Mornings at Grand Baie start early and gently. By 6:30, joggers and dog walkers own the beach road. There's a small bakery — I never caught the name, but it's the one with the green awning two blocks toward Super U — that sells pain au chocolat still warm from the oven for a few rupees. You eat it standing on the sidewalk and watch the bay turn from grey-pink to full blue. It is an unreasonably pleasant way to begin a day.

The bay really does look like that — turquoise without apology, the kind of color you'd edit out of your own photos for seeming dishonest.

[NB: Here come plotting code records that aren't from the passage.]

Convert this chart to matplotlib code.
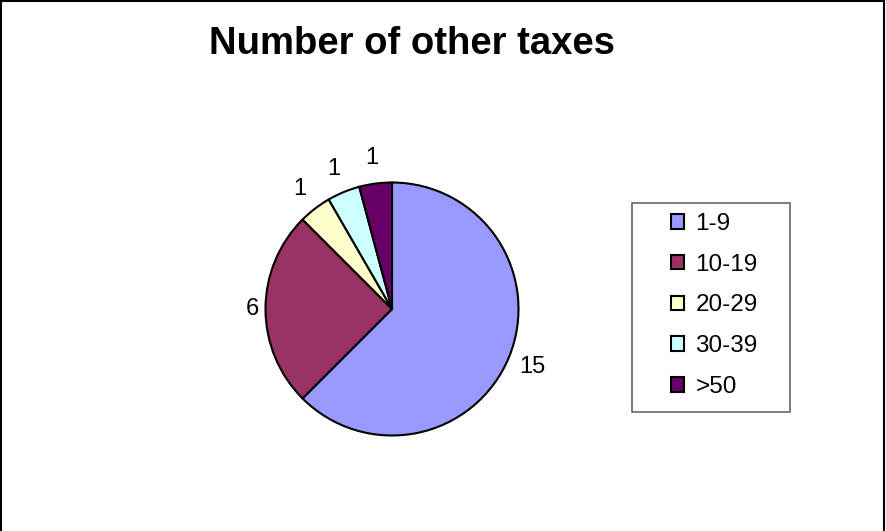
import numpy as np
import matplotlib
matplotlib.use("Agg")
import matplotlib.pyplot as plt
from matplotlib.patches import Rectangle

plt.rcParams['font.family'] = ['Liberation Sans', 'DejaVu Sans']

# data
categories = ['1-9', '10-19', '20-29', '30-39', '>50']
counts = [15, 6, 1, 1, 1]
colors = ['#9999FF', '#993366', '#FFFFCC', '#CCFFFF', '#660066']

W, H = 887, 531
fig = plt.figure(figsize=(W / 100, H / 100), dpi=100)

def px_box(x0, y0, w, h):
    # pixel box (top-left origin) -> figure fraction
    return [x0 / W, 1 - (y0 + h) / H, w / W, h / H]

# pie: centre ~ (392, 309) px, radius ~126 px
r_px = 126.5
cx, cy = 392, 309
half = 165
ax = fig.add_axes(px_box(cx - half, cy - half, 2 * half, 2 * half))
wedges, texts = ax.pie(counts, labels=[str(c) for c in counts], colors=colors,
                       startangle=90, counterclock=False, radius=1.0,
                       labeldistance=1.2,
                       wedgeprops=dict(edgecolor='black', linewidth=1.5),
                       textprops=dict(fontsize=17, color='black'))
for t in texts:
    t.set_ha('center'); t.set_va('center')
    x, y = t.get_position()
    ang = np.arctan2(y, x)
    if abs(np.cos(ang)) > 0.95:  # side labels sit closer in
        t.set_position((x * 1.1 / 1.2, y * 1.1 / 1.2))
lim = half / r_px
ax.set_xlim(-lim, lim); ax.set_ylim(-lim, lim)
ax.set_aspect('equal')
ax.axis('off')

fig.text(412 / W, 1 - 44 / H, 'Number of other taxes', ha='center', va='center',
         fontsize=27.5, fontweight='bold')

# legend frame drawn separately so the inner padding can be uneven
fig.patches.append(Rectangle(px_box(632, 203, 158, 209)[:2], 158 / W, 209 / H,
                             transform=fig.transFigure, fill=False,
                             edgecolor='#666666', linewidth=1.2))
leg = fig.legend(wedges, categories, loc='upper left',
                 bbox_to_anchor=(671 / W, 1 - 213 / H),
                 fontsize=17.5, frameon=False, labelspacing=0.77,
                 handlelength=0.55, handleheight=0.55, handletextpad=0.45,
                 borderpad=0, borderaxespad=0)
for h in leg.legend_handles:
    h.set_linewidth(1.5)

# outer chart border (bottom edge runs off the picture)
fig.patches.append(Rectangle((1.5 / W, -0.05), 1 - 4 / W, 1.05 - 1 / H,
                             transform=fig.transFigure, fill=False,
                             edgecolor='black', linewidth=1.5))

fig.savefig('out.png', dpi=100)
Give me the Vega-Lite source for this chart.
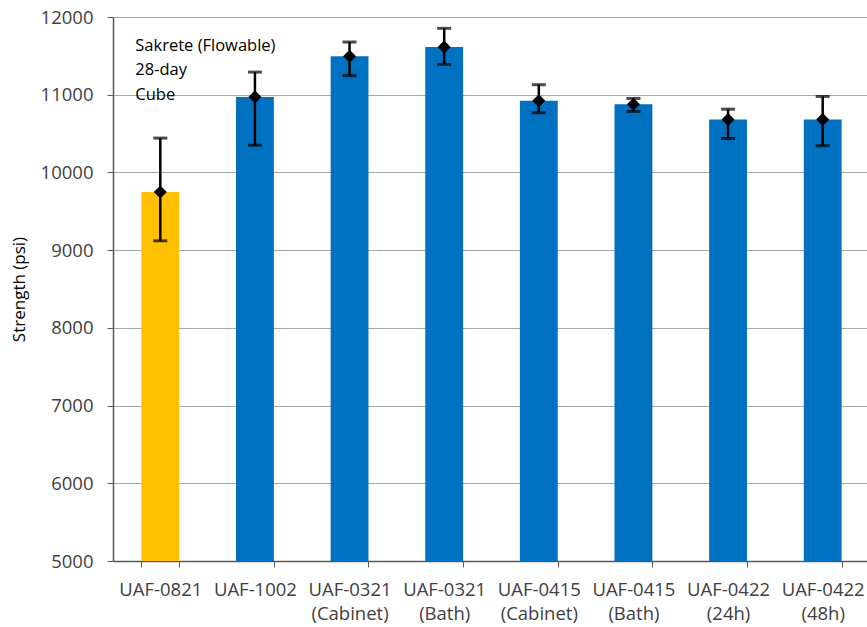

For dinner, skip the tourist-facing restaurants on the main drag and walk five minutes south toward La Croisette mall, where a handful of local spots serve mine frite — noodles stir-fried with vegetables and soy — for under 200 MUR. Or head to the dholl puri vendors near the bus station, where two flatbreads stuffed with yellow split peas and rougaille will cost you almost nothing and fill you completely. The 214 bus connects Grand Baie to Port Louis if you want to see the capital's Central Market, and the ride takes about an hour through sugarcane fields that make you forget you're on an island.

One evening, I sat on the balcony and watched a man on the beach below carefully arrange six plastic chairs in a semicircle facing the water. Nobody came to sit in them. He adjusted one, stepped back, adjusted another, then walked away. I thought about those chairs for a long time. Azur Paradise is that kind of place — not one that fills your itinerary, but one that gives you enough stillness to notice things you'd otherwise walk past.

The cleaning staff are quiet and thorough. Towels appear folded into shapes that might be swans or might be abstract art — I genuinely couldn't tell, and asking felt like it would ruin it. Breakfast isn't included, but this is a feature, not a bug. It gives you a reason to walk the neighborhood each morning, which is the best thing you can do in Grand Baie before the tour boats start their engines and the souvenir shops roll up their shutters.

Walking out the door

On the last morning, the street feels different. You notice the tamarind tree near the entrance that you walked under three times without looking up. A woman on the next balcony over is watering a row of potted herbs, and she nods like she's seen you before. The flip-flop is still on the seawall. The bay is doing its thing — flat, bright, indifferent to your departure. At the bus stop, a kid is selling coconut water from a cooler, and it's cold and sweet and costs 50 MUR. Drink it on the 214 heading south. Watch the cane fields. Don't look at your phone.

Rooms at Azur Paradise start around 3.500 MUR a night, which buys you a clean bed, a working air conditioner, thin walls that remind you other humans exist, and a balcony view of Grand Baie that costs ten times as much at the resorts next door.